==== Given entries ====
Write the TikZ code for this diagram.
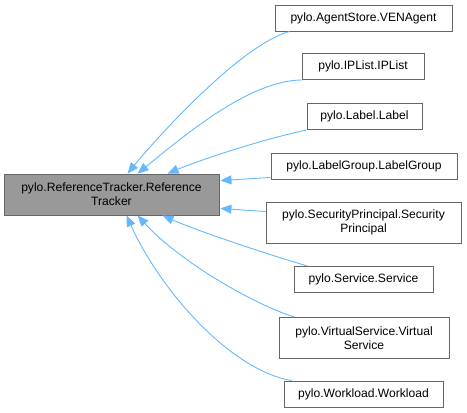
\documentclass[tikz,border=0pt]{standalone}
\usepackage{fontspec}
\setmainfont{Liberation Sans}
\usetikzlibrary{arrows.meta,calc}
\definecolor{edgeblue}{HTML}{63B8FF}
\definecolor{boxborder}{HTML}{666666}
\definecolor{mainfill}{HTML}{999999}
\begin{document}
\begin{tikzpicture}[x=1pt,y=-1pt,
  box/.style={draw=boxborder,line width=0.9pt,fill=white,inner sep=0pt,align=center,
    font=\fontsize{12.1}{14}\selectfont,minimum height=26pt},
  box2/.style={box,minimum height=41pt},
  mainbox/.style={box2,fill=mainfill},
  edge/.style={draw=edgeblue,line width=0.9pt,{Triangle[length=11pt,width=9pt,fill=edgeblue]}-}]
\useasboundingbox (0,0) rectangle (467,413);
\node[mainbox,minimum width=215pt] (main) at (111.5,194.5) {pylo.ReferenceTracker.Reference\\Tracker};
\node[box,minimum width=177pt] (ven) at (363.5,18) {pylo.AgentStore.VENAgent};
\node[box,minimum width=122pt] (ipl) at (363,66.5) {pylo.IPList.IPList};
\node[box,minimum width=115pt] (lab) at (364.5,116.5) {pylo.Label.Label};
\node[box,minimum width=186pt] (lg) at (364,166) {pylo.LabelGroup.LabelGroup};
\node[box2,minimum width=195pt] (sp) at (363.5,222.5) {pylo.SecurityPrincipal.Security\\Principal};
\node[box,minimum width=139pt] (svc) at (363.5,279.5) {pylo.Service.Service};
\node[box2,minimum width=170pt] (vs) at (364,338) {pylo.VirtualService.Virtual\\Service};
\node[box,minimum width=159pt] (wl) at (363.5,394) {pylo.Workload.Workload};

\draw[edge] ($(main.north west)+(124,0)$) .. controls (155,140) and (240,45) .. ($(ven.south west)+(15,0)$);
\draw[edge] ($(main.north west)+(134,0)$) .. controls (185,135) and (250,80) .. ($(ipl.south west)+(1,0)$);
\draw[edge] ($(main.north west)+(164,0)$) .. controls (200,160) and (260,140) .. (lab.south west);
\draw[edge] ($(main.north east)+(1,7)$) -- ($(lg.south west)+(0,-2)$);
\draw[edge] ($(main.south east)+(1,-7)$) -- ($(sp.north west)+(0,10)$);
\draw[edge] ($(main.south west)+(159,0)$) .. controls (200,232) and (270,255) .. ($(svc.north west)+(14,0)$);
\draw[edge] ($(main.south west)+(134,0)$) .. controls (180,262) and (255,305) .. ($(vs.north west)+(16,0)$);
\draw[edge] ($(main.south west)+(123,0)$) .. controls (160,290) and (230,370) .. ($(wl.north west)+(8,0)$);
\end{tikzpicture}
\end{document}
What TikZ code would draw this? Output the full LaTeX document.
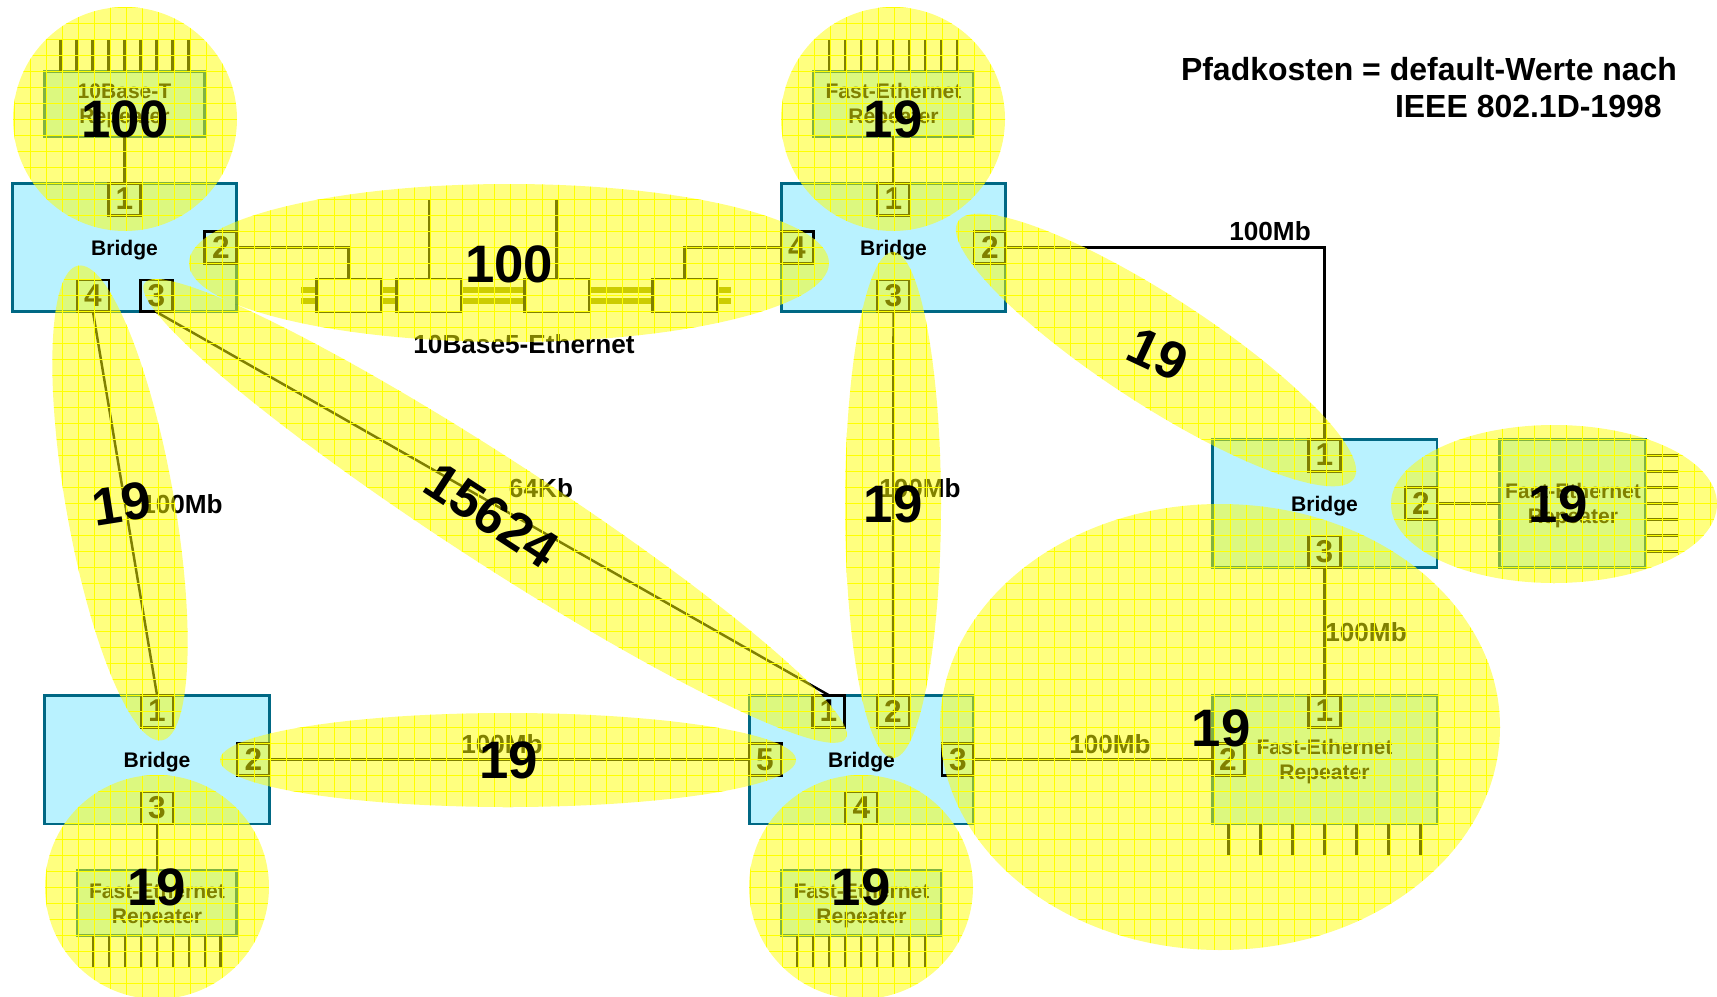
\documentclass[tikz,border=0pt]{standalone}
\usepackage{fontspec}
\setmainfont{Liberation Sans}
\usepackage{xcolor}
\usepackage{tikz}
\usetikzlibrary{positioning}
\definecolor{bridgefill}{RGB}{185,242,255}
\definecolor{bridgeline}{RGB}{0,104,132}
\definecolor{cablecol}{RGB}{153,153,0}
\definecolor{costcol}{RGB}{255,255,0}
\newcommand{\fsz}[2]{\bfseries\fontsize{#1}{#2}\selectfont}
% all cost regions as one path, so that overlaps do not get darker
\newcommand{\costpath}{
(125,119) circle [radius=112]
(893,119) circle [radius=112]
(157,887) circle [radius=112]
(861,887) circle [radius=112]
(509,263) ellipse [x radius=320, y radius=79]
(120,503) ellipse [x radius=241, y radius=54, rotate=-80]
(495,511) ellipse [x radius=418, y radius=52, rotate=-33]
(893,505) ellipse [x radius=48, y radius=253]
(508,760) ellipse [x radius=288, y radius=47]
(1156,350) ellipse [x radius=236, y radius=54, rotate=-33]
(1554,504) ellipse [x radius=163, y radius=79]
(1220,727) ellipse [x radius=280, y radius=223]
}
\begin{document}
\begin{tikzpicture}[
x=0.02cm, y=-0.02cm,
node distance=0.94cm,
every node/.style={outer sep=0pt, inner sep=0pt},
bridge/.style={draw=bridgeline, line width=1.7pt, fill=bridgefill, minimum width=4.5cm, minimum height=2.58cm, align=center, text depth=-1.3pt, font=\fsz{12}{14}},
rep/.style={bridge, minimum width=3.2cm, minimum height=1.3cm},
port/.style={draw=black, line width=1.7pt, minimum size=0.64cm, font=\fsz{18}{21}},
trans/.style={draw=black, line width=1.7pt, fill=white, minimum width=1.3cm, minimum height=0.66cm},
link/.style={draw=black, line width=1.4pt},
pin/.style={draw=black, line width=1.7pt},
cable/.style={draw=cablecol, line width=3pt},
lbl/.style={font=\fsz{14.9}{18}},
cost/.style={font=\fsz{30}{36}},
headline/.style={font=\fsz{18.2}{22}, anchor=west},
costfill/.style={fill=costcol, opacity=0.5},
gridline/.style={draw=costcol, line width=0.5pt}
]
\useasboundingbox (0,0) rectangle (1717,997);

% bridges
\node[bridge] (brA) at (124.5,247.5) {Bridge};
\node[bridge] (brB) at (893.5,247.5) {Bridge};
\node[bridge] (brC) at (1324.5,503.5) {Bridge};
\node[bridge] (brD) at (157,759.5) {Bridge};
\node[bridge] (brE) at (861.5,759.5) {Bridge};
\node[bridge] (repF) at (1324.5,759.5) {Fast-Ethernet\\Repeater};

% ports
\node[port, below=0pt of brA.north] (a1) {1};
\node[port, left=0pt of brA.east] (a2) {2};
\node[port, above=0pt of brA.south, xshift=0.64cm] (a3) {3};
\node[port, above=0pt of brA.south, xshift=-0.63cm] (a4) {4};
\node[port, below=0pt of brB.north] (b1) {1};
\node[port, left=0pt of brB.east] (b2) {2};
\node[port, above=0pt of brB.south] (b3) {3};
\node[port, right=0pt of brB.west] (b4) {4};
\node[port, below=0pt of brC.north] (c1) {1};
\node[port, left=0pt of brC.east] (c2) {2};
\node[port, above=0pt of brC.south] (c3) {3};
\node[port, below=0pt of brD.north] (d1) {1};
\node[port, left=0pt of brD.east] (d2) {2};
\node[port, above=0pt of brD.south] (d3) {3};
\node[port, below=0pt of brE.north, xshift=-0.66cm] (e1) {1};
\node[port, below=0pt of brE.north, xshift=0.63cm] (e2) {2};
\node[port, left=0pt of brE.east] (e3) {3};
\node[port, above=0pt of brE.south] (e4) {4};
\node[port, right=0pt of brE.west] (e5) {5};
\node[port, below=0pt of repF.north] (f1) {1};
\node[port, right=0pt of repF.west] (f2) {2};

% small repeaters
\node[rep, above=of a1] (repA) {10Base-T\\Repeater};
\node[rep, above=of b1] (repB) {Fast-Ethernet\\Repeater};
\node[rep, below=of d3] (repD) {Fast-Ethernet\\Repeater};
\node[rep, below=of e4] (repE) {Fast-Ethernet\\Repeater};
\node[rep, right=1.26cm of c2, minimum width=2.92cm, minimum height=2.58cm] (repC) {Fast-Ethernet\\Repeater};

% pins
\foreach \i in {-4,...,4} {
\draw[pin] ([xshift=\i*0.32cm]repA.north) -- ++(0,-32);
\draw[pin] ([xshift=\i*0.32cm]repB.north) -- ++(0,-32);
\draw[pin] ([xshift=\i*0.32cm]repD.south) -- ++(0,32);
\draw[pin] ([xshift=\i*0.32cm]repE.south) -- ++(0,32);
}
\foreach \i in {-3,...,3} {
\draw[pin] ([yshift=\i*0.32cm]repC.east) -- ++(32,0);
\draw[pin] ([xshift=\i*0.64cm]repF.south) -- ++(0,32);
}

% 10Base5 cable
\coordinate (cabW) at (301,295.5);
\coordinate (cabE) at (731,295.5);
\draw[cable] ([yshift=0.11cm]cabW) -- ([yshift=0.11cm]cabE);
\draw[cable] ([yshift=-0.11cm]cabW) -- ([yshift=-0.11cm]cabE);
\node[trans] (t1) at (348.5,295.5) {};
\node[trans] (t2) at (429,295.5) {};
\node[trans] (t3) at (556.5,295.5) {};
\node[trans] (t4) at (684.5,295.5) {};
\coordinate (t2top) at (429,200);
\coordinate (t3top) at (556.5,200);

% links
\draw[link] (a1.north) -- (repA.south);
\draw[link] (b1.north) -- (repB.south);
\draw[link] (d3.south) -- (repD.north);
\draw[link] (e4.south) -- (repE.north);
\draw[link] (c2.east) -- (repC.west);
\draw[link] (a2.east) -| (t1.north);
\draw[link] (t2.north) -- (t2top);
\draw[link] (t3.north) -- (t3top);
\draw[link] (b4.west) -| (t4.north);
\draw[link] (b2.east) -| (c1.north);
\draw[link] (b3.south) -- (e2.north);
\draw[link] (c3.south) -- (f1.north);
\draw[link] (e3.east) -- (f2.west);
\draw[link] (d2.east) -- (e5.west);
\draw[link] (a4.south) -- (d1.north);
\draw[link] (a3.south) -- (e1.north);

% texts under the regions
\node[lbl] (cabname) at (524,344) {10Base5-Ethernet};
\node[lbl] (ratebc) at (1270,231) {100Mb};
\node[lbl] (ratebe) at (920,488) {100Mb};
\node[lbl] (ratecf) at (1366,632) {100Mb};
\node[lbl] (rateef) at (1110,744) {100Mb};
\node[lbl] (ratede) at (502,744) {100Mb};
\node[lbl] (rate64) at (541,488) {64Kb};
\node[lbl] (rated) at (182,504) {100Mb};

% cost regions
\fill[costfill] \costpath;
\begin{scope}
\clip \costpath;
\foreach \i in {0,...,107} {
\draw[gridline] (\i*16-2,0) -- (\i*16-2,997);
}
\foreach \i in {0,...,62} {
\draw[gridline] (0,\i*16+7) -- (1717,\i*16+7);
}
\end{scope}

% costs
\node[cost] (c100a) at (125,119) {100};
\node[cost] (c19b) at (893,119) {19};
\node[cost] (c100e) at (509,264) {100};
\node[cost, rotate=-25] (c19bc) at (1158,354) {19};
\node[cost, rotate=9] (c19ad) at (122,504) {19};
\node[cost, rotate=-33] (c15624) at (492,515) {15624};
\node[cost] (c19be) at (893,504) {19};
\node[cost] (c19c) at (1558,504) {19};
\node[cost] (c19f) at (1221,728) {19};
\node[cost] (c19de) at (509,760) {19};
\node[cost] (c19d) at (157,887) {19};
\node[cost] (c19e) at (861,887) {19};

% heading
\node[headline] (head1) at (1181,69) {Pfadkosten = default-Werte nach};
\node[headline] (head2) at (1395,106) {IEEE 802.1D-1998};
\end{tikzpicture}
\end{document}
====
- [Goal]: Copy each line of the listing that contains the string "code".

- [Completed exercise]:
Write the TikZ code for this diagram.
What TikZ code would draw this? Output the full LaTeX document.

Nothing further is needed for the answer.